Stars.  Sparkle, glitter, dreams, fire, light.  Last Christmas, my life was starry as a clear sub-zero winter’s night in the Catskills.  This Christmas, my life is as dark as a grave.

This Christmas:

  • I’m divorced
  • my unfinished new house (a real house, not my little shabby streamside studio) burnt to the ground
  • and the homesteading book about it and my once enviable life obviously is nixed
  • my Maltese dog Belle is dead
  • I’ll see my 3 babies - my dogs - for a few hours in December
  • I paid $600 for dental work my Maltese Zuzu
  • and $900 in car repairs
  • I gained 10 pounds

Without my old dreams, I’m disoriented.  Without a home, I’m dispossessed.  Without my husband, I’m not constantly infuriated but I’m also missing my dearest friend.  It was he that accidentally caused the fire with the woodstove.  The guilt sears and tortures him.  He said he lay on the cold ground and cried the next morning.  I lay on the cold ground and cried when I got home from the lawyer’s office filing for divorce the next day.

The last 10 years of my life were spent working two full-time jobs a 4 hour drive south from the Catskills so I could arrive where I was last year: a simple life without a mortgage.  My husband and I clashed terribly over the years concerning our living space and earning income.  He’s a clutterer with hoarding tendencies, I’m a neat freak.  He started businesses that didn’t work out, I put my dreams of being a photographer/stylist/author on hold while working good (but unfulfilling) jobs with benefits.

I was homeless as a teen.  All I’ve ever wanted was a little refuge to call my own. 

I built it, I unexpectedly got a lot of press on it.  My dreams finally were coming true.

My new side career blossomed, my unemployed husband’s depression worsened.  Most ‘ditch the city for the country’ stories you hear about are of well-heeled individuals that left six-figure jobs or sold six-figure homes.  I ain’t one of them. 

My refuge in the form of a real home is like a flake of down in the air.  The moment I reach it, it sidesteps away.  I’m not materialistic, I’m proud to own few possessions, but my sentimentalism for some makes it difficult to accept their loss.
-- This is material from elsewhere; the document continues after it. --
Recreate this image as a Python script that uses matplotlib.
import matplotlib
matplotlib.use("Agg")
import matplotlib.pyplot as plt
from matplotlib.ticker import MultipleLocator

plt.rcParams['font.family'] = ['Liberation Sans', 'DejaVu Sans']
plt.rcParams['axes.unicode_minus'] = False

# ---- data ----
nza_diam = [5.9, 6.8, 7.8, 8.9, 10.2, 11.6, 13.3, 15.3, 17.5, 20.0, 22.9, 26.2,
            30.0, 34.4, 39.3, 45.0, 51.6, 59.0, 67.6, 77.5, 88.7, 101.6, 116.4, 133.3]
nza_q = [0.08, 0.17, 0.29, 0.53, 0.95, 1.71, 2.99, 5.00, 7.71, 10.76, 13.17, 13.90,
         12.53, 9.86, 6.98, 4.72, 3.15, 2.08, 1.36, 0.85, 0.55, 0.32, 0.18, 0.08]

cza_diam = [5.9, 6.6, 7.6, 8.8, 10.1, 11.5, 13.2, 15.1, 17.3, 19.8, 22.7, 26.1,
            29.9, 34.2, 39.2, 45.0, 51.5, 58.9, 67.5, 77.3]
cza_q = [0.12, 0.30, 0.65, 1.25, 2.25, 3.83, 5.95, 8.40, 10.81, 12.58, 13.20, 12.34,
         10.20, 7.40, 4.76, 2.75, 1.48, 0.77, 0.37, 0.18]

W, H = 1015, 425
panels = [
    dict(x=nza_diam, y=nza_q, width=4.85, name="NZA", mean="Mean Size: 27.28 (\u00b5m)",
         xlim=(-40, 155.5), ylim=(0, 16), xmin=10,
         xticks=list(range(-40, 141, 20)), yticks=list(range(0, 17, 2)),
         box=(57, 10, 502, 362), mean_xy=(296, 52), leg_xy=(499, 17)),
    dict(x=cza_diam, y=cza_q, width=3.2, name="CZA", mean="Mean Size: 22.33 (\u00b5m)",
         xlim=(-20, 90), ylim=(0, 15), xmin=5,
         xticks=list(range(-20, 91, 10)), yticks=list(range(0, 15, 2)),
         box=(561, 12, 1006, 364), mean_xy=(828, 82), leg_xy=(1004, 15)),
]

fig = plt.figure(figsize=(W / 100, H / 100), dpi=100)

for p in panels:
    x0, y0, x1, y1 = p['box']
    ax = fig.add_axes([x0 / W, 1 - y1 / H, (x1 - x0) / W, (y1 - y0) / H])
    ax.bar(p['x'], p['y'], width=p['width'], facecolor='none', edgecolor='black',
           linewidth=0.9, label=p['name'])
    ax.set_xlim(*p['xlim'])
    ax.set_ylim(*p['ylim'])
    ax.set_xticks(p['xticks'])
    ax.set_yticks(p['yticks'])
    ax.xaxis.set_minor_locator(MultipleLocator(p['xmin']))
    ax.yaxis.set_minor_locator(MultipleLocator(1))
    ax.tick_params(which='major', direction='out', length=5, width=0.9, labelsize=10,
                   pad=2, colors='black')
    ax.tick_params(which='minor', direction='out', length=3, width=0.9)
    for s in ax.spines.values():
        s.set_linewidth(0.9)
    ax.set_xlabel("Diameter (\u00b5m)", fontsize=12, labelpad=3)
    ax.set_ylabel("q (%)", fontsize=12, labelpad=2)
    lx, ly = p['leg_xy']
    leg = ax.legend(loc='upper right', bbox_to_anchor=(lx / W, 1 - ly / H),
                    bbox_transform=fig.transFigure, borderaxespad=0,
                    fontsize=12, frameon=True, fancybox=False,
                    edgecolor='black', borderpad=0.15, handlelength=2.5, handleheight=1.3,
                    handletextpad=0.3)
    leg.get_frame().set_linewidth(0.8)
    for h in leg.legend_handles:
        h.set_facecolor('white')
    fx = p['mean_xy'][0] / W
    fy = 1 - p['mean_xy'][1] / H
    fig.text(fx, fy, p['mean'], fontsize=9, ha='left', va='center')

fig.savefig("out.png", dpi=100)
This lantern’s light once lit our table at our wedding, then our little campsite on our honeymoon in the Catskills.  I used it in the very first magazine feature I sold.   I lost five matching 19th century porch columns I bought for $25 at a yard sale.  It will cost me $380 at a salvage yard to replace them. 

It looks like a tiny house for tiny money.  But, I make tiny money.  For someone a tick or two above living paycheck to paycheck, the fiscal setback is monstrous.  Especially in light of the fact I need $7,000 in photography equipment, and my $5,000 Visa is maxed.  That’s where I’m at.

So, I’m living with Mom, looking for a night job.

I seek the light at the end of the tunnel, but it’s always dark.  Holiday scenes that once inspired me pain me.  Christmas music guaranteed to cheer me saddens instead.  I visited my old studio on the hill to get a few shots for a magazine feature.  The old comfort is there, and irony.  Like millions worldwide, I wish I could live there.  I’d never afford the road, the addition, and the septic system making $20K a year up there.

Like the Grinch, my “heart is full of unwashed socks”.  (Last year, I wrote a bubbly post to 'be understanding of Grinches'.  Life.)  The spark of creativity in my heart doesn’t ignite.  I’m uninterested in designing vignettes and shooting.  Or even putting up a tree.


Then, a star appeared.  A design star.  A prominent author/stylist/photographer contacted me to be in her upcoming holiday book.  Another (also doing a book) commented on my blog and we got to sharing, too.  Their compassion buoyed me, their burning passion for what they do heated my blackened heart.  And it’s lit anew.


Neil Peart wrote of losing his daughter, wife, dog, and career in his memoir Ghost Rider, and one passage stays with me.  In the West, we say, “once burnt, twice shy.”  But in Africa, they say, “wood once burned is easier to light.”


Another great Canadian writer’s final sentence in her novel Cat’s Eye stays with me as well.  Referring to stars, Margaret Atwood wrote, “It’s old light, and there’s not much of it.  But it’s enough to see by.”


I go out in the warm un-Christmasy evening.  The sun, our nearest star, sets.  It is cloudy.  Stars can lead us home if we navigate by them.  I cannot see the stars.  I am lost.  I know they’re still there.  But I’m still lost.


I return to the place in the woods two mere weeks ago I cut larch branches for holiday styling and shooting. 


They burnt along with my house.


There are more branches.  Their seeded cones are lovely along the dainty twigs.  I remember some seeds need fire to germinate.  I weep.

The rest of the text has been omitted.